Reproduce, word for word, the span of lines starting at the line holding "Write a Python" and ending at the line holding "64.8, 63.9]". Omit every picture.
— start DATASET ENTRIES —
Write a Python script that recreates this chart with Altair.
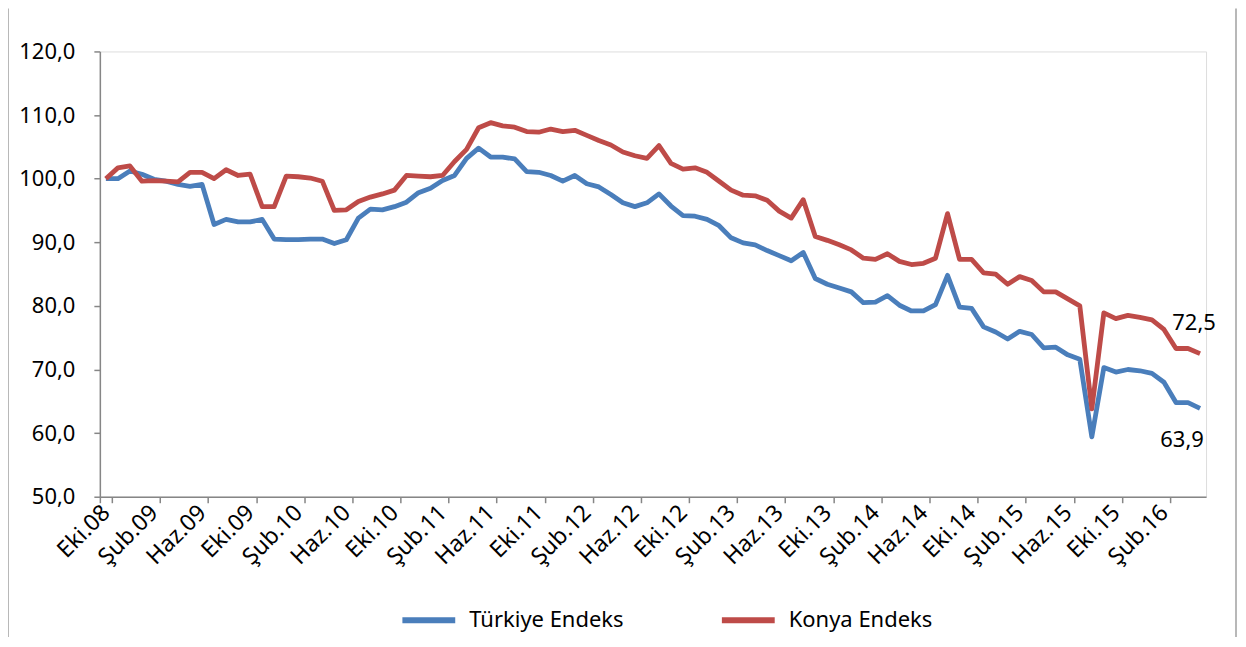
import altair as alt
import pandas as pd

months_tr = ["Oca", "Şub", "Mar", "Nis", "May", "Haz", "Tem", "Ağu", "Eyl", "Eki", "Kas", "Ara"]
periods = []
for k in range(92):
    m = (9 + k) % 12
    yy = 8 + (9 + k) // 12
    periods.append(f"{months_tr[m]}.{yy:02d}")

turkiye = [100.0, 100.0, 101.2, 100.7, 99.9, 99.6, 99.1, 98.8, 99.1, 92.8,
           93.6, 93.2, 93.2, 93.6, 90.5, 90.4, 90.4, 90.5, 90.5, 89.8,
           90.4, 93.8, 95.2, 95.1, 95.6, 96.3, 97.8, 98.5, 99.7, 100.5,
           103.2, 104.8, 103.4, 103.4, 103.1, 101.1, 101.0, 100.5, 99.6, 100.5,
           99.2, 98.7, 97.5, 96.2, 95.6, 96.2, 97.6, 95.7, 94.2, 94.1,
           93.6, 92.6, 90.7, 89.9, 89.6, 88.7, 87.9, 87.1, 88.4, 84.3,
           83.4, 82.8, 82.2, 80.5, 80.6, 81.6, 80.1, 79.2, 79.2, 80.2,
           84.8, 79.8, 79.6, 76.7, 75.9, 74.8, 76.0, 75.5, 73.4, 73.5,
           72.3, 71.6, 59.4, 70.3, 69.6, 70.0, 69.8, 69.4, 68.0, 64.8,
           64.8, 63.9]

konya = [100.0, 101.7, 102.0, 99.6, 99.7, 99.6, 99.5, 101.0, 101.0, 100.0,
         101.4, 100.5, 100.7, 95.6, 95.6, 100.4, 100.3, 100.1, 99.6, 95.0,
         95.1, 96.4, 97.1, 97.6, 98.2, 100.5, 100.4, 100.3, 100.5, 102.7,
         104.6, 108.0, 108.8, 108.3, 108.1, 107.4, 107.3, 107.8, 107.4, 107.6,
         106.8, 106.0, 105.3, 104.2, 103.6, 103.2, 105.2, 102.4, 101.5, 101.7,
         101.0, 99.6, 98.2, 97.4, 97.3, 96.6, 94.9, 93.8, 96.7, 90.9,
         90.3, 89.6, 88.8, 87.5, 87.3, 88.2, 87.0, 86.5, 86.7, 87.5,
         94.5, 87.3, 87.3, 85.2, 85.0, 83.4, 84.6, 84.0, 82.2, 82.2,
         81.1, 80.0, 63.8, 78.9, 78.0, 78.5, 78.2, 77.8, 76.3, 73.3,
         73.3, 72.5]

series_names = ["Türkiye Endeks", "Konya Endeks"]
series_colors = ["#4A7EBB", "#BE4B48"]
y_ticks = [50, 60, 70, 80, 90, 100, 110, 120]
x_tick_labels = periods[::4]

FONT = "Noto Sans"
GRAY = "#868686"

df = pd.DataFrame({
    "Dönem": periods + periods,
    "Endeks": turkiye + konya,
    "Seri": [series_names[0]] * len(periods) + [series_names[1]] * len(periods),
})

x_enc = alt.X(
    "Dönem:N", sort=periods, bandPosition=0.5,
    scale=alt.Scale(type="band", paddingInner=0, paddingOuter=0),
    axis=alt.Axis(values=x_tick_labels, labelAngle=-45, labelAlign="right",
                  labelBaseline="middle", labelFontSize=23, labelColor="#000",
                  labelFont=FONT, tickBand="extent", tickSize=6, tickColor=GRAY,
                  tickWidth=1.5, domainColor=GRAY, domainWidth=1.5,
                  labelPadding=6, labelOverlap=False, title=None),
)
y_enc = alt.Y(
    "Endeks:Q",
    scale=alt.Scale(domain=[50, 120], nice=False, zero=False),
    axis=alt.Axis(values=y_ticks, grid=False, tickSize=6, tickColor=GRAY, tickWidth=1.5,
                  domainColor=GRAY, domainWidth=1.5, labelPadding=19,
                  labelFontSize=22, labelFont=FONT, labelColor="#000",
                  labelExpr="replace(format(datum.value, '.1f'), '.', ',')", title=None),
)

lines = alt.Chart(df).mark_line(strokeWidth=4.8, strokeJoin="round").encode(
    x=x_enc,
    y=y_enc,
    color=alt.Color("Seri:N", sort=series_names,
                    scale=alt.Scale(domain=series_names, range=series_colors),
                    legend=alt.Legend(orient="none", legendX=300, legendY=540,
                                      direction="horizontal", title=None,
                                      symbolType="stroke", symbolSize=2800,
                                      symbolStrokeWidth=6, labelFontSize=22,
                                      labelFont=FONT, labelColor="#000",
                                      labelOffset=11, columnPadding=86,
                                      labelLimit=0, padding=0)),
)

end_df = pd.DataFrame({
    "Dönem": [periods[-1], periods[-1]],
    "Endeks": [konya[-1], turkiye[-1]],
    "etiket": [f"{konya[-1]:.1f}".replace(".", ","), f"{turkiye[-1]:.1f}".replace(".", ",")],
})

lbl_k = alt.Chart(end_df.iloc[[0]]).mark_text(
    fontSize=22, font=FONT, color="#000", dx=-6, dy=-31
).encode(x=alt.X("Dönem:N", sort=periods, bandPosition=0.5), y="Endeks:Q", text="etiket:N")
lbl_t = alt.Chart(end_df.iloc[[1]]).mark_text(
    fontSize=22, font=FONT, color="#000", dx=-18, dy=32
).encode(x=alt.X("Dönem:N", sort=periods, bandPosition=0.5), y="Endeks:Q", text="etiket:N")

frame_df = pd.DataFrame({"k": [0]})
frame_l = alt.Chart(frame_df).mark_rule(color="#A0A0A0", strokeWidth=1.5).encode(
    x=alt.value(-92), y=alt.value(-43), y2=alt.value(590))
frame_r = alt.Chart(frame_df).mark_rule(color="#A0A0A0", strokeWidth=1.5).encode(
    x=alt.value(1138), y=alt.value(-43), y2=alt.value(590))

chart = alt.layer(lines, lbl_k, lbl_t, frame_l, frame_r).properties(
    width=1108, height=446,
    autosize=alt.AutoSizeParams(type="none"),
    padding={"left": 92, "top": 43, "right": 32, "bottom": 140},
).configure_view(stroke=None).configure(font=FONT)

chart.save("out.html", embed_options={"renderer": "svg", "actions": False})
— end DATASET ENTRIES —
— start DATASET ENTRIES —
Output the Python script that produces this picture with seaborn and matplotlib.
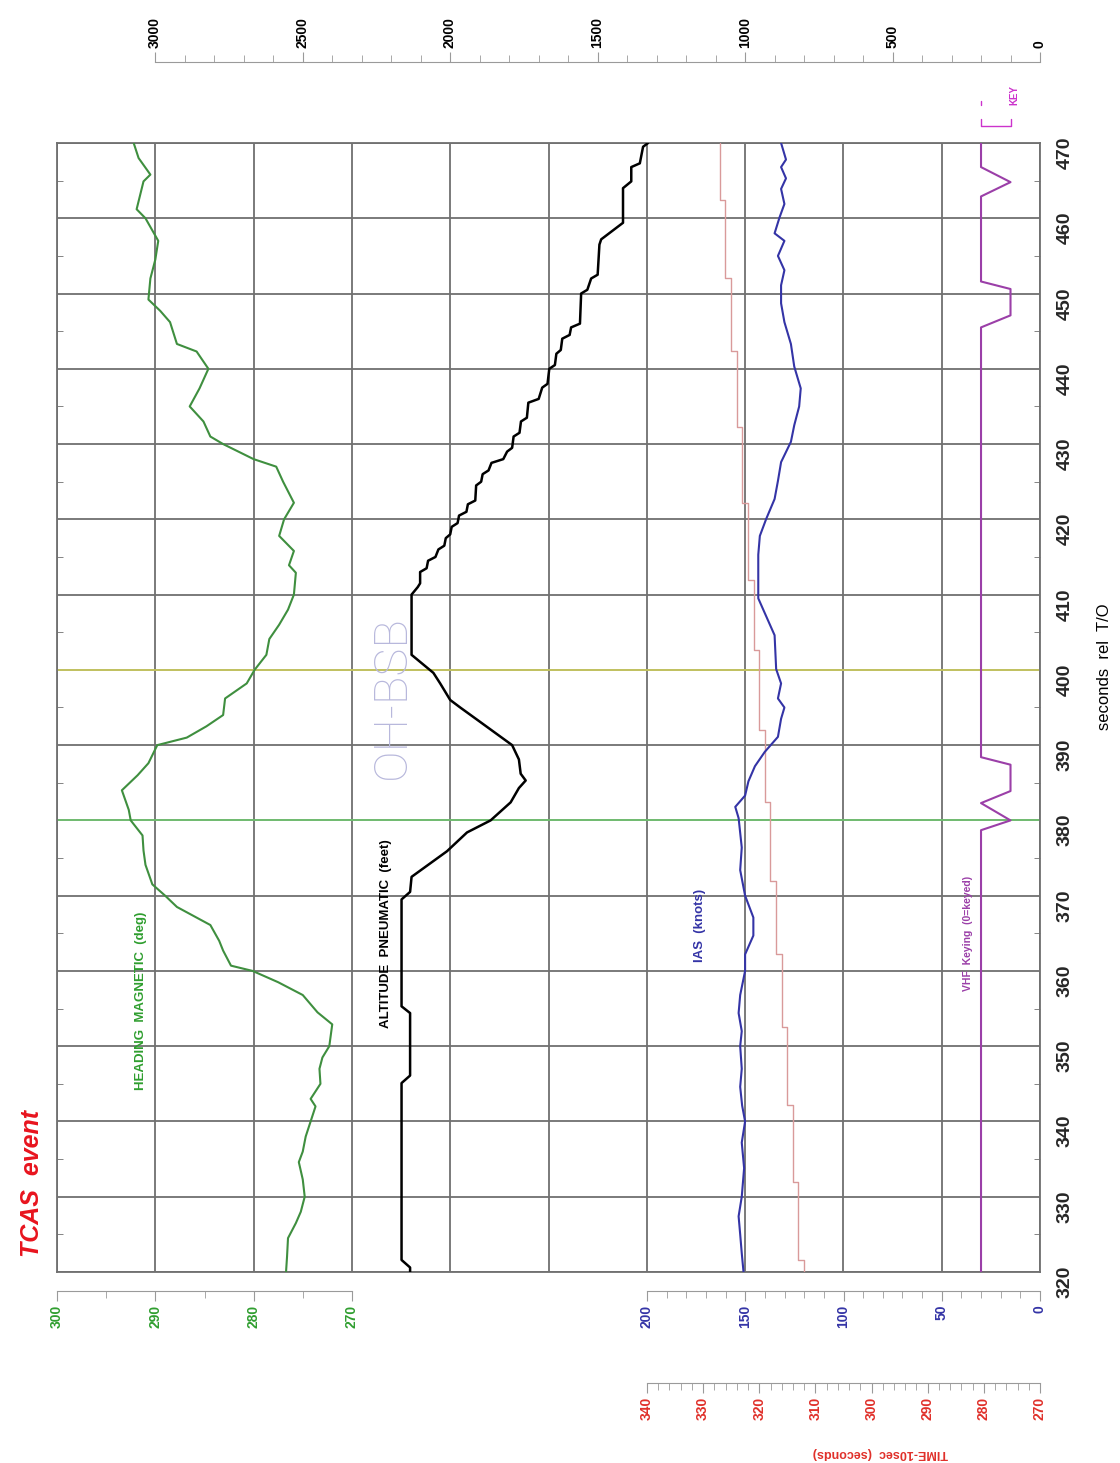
— end DATASET ENTRIES —
» WORKED ANSWER:
Write a Python script that recreates this chart with Altair.
import altair as alt
import pandas as pd

months_tr = ["Oca", "Şub", "Mar", "Nis", "May", "Haz", "Tem", "Ağu", "Eyl", "Eki", "Kas", "Ara"]
periods = []
for k in range(92):
    m = (9 + k) % 12
    yy = 8 + (9 + k) // 12
    periods.append(f"{months_tr[m]}.{yy:02d}")

turkiye = [100.0, 100.0, 101.2, 100.7, 99.9, 99.6, 99.1, 98.8, 99.1, 92.8,
           93.6, 93.2, 93.2, 93.6, 90.5, 90.4, 90.4, 90.5, 90.5, 89.8,
           90.4, 93.8, 95.2, 95.1, 95.6, 96.3, 97.8, 98.5, 99.7, 100.5,
           103.2, 104.8, 103.4, 103.4, 103.1, 101.1, 101.0, 100.5, 99.6, 100.5,
           99.2, 98.7, 97.5, 96.2, 95.6, 96.2, 97.6, 95.7, 94.2, 94.1,
           93.6, 92.6, 90.7, 89.9, 89.6, 88.7, 87.9, 87.1, 88.4, 84.3,
           83.4, 82.8, 82.2, 80.5, 80.6, 81.6, 80.1, 79.2, 79.2, 80.2,
           84.8, 79.8, 79.6, 76.7, 75.9, 74.8, 76.0, 75.5, 73.4, 73.5,
           72.3, 71.6, 59.4, 70.3, 69.6, 70.0, 69.8, 69.4, 68.0, 64.8,
           64.8, 63.9]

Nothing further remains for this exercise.